**REQUIREMENTS:** Reproduce the listing below in full and without alteration, apart from its pictures.

________________________________________

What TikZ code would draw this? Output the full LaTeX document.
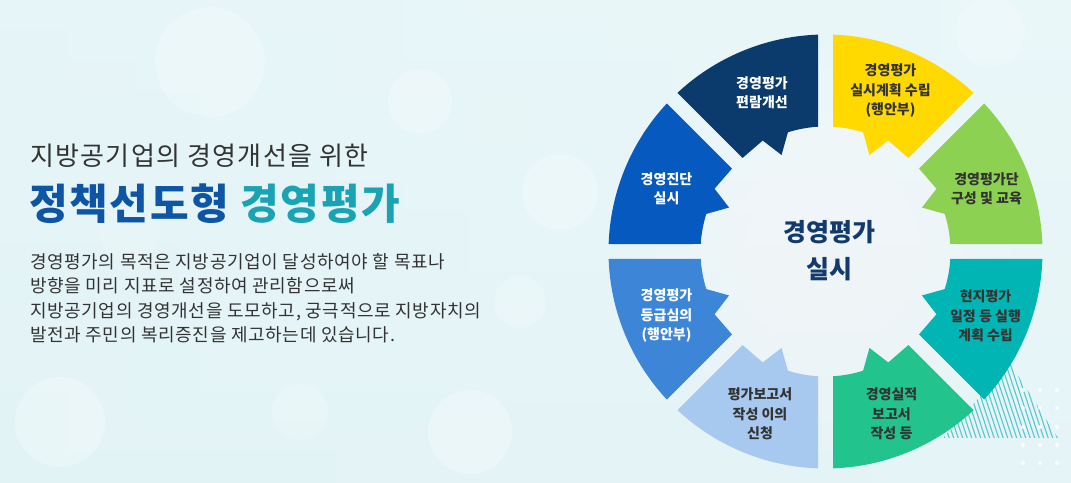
\documentclass[tikz,border=0pt]{standalone}
\usepackage{fontspec}
\newfontfamily\kr{Noto Sans CJK KR}
\newfontfamily\krwide{Noto Sans CJK KR}[LetterSpace=5]
\newfontfamily\krbody{Noto Sans CJK KR}[LetterSpace=3.5]
\newfontfamily\krheavy{Noto Sans CJK KR}[LetterSpace=4]
\definecolor{bgA}{HTML}{E2F3F6}
\definecolor{bgB}{HTML}{EAF7F9}
\definecolor{cNavy}{HTML}{0B3A6C}
\definecolor{cYellow}{HTML}{FFD900}
\definecolor{cGreen}{HTML}{8CD152}
\definecolor{cTeal}{HTML}{00B5B3}
\definecolor{cEmerald}{HTML}{22C38C}
\definecolor{cLight}{HTML}{A8C9EF}
\definecolor{cMid}{HTML}{3D86D7}
\definecolor{cBlue}{HTML}{0559BF}
\definecolor{tBlue}{HTML}{0E56A5}
\definecolor{tTeal}{HTML}{19A3B3}
\definecolor{tGray}{HTML}{333333}
\definecolor{tCenter}{HTML}{123A6C}
\definecolor{stripe}{HTML}{58C6CC}
\newcommand{\segpath}[2]{%
  ({#1+(#2)*3.44}:125) -- ({#1+(#2)*1.98}:217)
  arc[start angle={#1+(#2)*1.98}, end angle={#1+(#2)*43.02}, radius=217]
  -- ({#1+(#2)*41.56}:125) -- ({#1+(#2)*29.5}:127.5)
  -- ({#1+(#2)*24.5}:106) -- ({#1+(#2)*17.5}:125)
  arc[start angle={#1+(#2)*17.5}, end angle={#1+(#2)*3.44}, radius=125] -- cycle}
\begin{document}
\begin{tikzpicture}[x=1pt,y=1pt,
  segtext/.style={align=center, font=\kr\bfseries\fontsize{14}{19.5}\selectfont, inner sep=0pt},
  dark/.style={text=tGray},
  light/.style={text=white},
  lefttext/.style={anchor=base west, inner sep=0pt, text=tGray, font=\krbody\fontsize{18}{24}\selectfont}]
\useasboundingbox (0,0) rectangle (1071,482);
% background
\shade[left color=bgA, right color=bgB] (0,0) rectangle (1071,482);
\shade[top color=bgB, bottom color=bgA, opacity=0.5] (0,0) rectangle (1071,482);
\foreach \x/\y/\r/\o in {60/60/45/0.25, 210/420/55/0.2, 420/380/32/0.25, 560/290/38/0.2, 470/50/42/0.25, 300/70/28/0.2, 130/250/30/0.15, 990/450/35/0.2, 520/180/26/0.2}
  \fill[white, opacity=\o] (\x,\y) circle (\r);
\foreach \r in {200,185,...,80}
  \fill[white, opacity=0.06] (825.5,230.5) circle (\r);
% stripes
\begin{scope}
  \clip (1010,119) -- (1058,44) -- (943,44) -- cycle;
  \foreach \x in {900,904.5,...,1070}
    \draw[stripe, line width=1.1pt] (\x,125) -- (\x+28,40);
\end{scope}
\foreach \x in {1023,1040,1057}
  \foreach \y in {92,74,55,37,19}
    \fill[white, opacity=0.85] (\x,\y) circle (2);
% sectors
\begin{scope}[shift={(825.5,230.5)}]
  \fill[cGreen] \segpath{0}{1};
  \fill[cYellow] \segpath{90}{-1};
  \fill[cNavy] \segpath{90}{1};
  \fill[cBlue] \segpath{180}{-1};
  \fill[cMid] \segpath{180}{1};
  \fill[cLight] \segpath{270}{-1};
  \fill[cEmerald] \segpath{270}{1};
  \fill[cTeal] \segpath{360}{-1};
\end{scope}
% segment labels
\node[segtext, light] (navy) at (762,389.5) {경영평가\\편람개선};
\node[segtext, dark] (yellow) at (890.5,391) {경영평가\\실시계획 수립\\(행안부)};
\node[segtext, dark] (green) at (986.5,293) {경영평가단\\구성 및 교육};
\node[segtext, dark] (teal) at (985.5,166) {현지평가\\일정 등 실행\\계획 수립};
\node[segtext, dark] (emerald) at (891.5,68) {경영실적\\보고서\\작성 등};
\node[segtext, dark] (lightblue) at (760,68) {평가보고서\\작성 이의\\신청};
\node[segtext, light] (midblue) at (666.5,166) {경영평가\\등급심의\\(행안부)};
\node[segtext, light] (blue) at (666.5,293) {경영진단\\실시};
\node[align=center, inner sep=0pt, text=tCenter, font=\kr\bfseries\fontsize{25}{37}\selectfont] (center) at (829,231) {경영평가\\실시};
% left text
\node[anchor=base west, inner sep=0pt, text=tGray, font=\krwide\fontsize{26}{30}\selectfont] (head1) at (30,316) {지방공기업의 경영개선을 위한};
\node[anchor=base west, inner sep=0pt, font=\krheavy\bfseries\fontsize{42}{46}\selectfont] (head2) at (29,262) {\textcolor{tBlue}{정책선도형} \textcolor{tTeal}{경영평가}};
\node[lefttext] (p1) at (30,213.5) {경영평가의 목적은 지방공기업이 달성하여야 할 목표나};
\node[lefttext] (p2) at (30,189.2) {방향을 미리 지표로 설정하여 관리함으로써};
\node[lefttext] (p3) at (30,164.9) {지방공기업의 경영개선을 도모하고, 궁극적으로 지방자치의};
\node[lefttext] (p4) at (30,140.6) {발전과 주민의 복리증진을 제고하는데 있습니다.};
\end{tikzpicture}
\end{document}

________________________________________

**RESPONSE TO THIS EXERCISE:**
What TikZ code would draw this? Output the full LaTeX document.
\documentclass[tikz,border=0pt]{standalone}
\usepackage{fontspec}
\newfontfamily\kr{Noto Sans CJK KR}
\newfontfamily\krwide{Noto Sans CJK KR}[LetterSpace=5]
\newfontfamily\krbody{Noto Sans CJK KR}[LetterSpace=3.5]
\newfontfamily\krheavy{Noto Sans CJK KR}[LetterSpace=4]
\definecolor{bgA}{HTML}{E2F3F6}
\definecolor{bgB}{HTML}{EAF7F9}
\definecolor{cNavy}{HTML}{0B3A6C}
\definecolor{cYellow}{HTML}{FFD900}
\definecolor{cGreen}{HTML}{8CD152}
\definecolor{cTeal}{HTML}{00B5B3}
\definecolor{cEmerald}{HTML}{22C38C}
\definecolor{cLight}{HTML}{A8C9EF}
\definecolor{cMid}{HTML}{3D86D7}
\definecolor{cBlue}{HTML}{0559BF}
\definecolor{tBlue}{HTML}{0E56A5}
\definecolor{tTeal}{HTML}{19A3B3}
\definecolor{tGray}{HTML}{333333}
\definecolor{tCenter}{HTML}{123A6C}
\definecolor{stripe}{HTML}{58C6CC}
\newcommand{\segpath}[2]{%
  ({#1+(#2)*3.44}:125) -- ({#1+(#2)*1.98}:217)
  arc[start angle={#1+(#2)*1.98}, end angle={#1+(#2)*43.02}, radius=217]
  -- ({#1+(#2)*41.56}:125) -- ({#1+(#2)*29.5}:127.5)
  -- ({#1+(#2)*24.5}:106) -- ({#1+(#2)*17.5}:125)
  arc[start angle={#1+(#2)*17.5}, end angle={#1+(#2)*3.44}, radius=125] -- cycle}
\begin{document}
\begin{tikzpicture}[x=1pt,y=1pt,
  segtext/.style={align=center, font=\kr\bfseries\fontsize{14}{19.5}\selectfont, inner sep=0pt},
  dark/.style={text=tGray},
  light/.style={text=white},
  lefttext/.style={anchor=base west, inner sep=0pt, text=tGray, font=\krbody\fontsize{18}{24}\selectfont}]
\useasboundingbox (0,0) rectangle (1071,482);
% background
\shade[left color=bgA, right color=bgB] (0,0) rectangle (1071,482);
\shade[top color=bgB, bottom color=bgA, opacity=0.5] (0,0) rectangle (1071,482);
\foreach \x/\y/\r/\o in {60/60/45/0.25, 210/420/55/0.2, 420/380/32/0.25, 560/290/38/0.2, 470/50/42/0.25, 300/70/28/0.2, 130/250/30/0.15, 990/450/35/0.2, 520/180/26/0.2}
  \fill[white, opacity=\o] (\x,\y) circle (\r);
\foreach \r in {200,185,...,80}
  \fill[white, opacity=0.06] (825.5,230.5) circle (\r);
% stripes
\begin{scope}
  \clip (1010,119) -- (1058,44) -- (943,44) -- cycle;
  \foreach \x in {900,904.5,...,1070}
    \draw[stripe, line width=1.1pt] (\x,125) -- (\x+28,40);
\end{scope}
\foreach \x in {1023,1040,1057}
  \foreach \y in {92,74,55,37,19}
    \fill[white, opacity=0.85] (\x,\y) circle (2);
% sectors
\begin{scope}[shift={(825.5,230.5)}]
  \fill[cGreen] \segpath{0}{1};
  \fill[cYellow] \segpath{90}{-1};
  \fill[cNavy] \segpath{90}{1};
  \fill[cBlue] \segpath{180}{-1};
  \fill[cMid] \segpath{180}{1};
  \fill[cLight] \segpath{270}{-1};
  \fill[cEmerald] \segpath{270}{1};
  \fill[cTeal] \segpath{360}{-1};
\end{scope}
% segment labels
\node[segtext, light] (navy) at (762,389.5) {경영평가\\편람개선};
\node[segtext, dark] (yellow) at (890.5,391) {경영평가\\실시계획 수립\\(행안부)};
\node[segtext, dark] (green) at (986.5,293) {경영평가단\\구성 및 교육};
\node[segtext, dark] (teal) at (985.5,166) {현지평가\\일정 등 실행\\계획 수립};
\node[segtext, dark] (emerald) at (891.5,68) {경영실적\\보고서\\작성 등};
\node[segtext, dark] (lightblue) at (760,68) {평가보고서\\작성 이의\\신청};
\node[segtext, light] (midblue) at (666.5,166) {경영평가\\등급심의\\(행안부)};
\node[segtext, light] (blue) at (666.5,293) {경영진단\\실시};
\node[align=center, inner sep=0pt, text=tCenter, font=\kr\bfseries\fontsize{25}{37}\selectfont] (center) at (829,231) {경영평가\\실시};
% left text
\node[anchor=base west, inner sep=0pt, text=tGray, font=\krwide\fontsize{26}{30}\selectfont] (head1) at (30,316) {지방공기업의 경영개선을 위한};
\node[anchor=base west, inner sep=0pt, font=\krheavy\bfseries\fontsize{42}{46}\selectfont] (head2) at (29,262) {\textcolor{tBlue}{정책선도형} \textcolor{tTeal}{경영평가}};
\node[lefttext] (p1) at (30,213.5) {경영평가의 목적은 지방공기업이 달성하여야 할 목표나};
\node[lefttext] (p2) at (30,189.2) {방향을 미리 지표로 설정하여 관리함으로써};
\node[lefttext] (p3) at (30,164.9) {지방공기업의 경영개선을 도모하고, 궁극적으로 지방자치의};
\node[lefttext] (p4) at (30,140.6) {발전과 주민의 복리증진을 제고하는데 있습니다.};
\end{tikzpicture}
\end{document}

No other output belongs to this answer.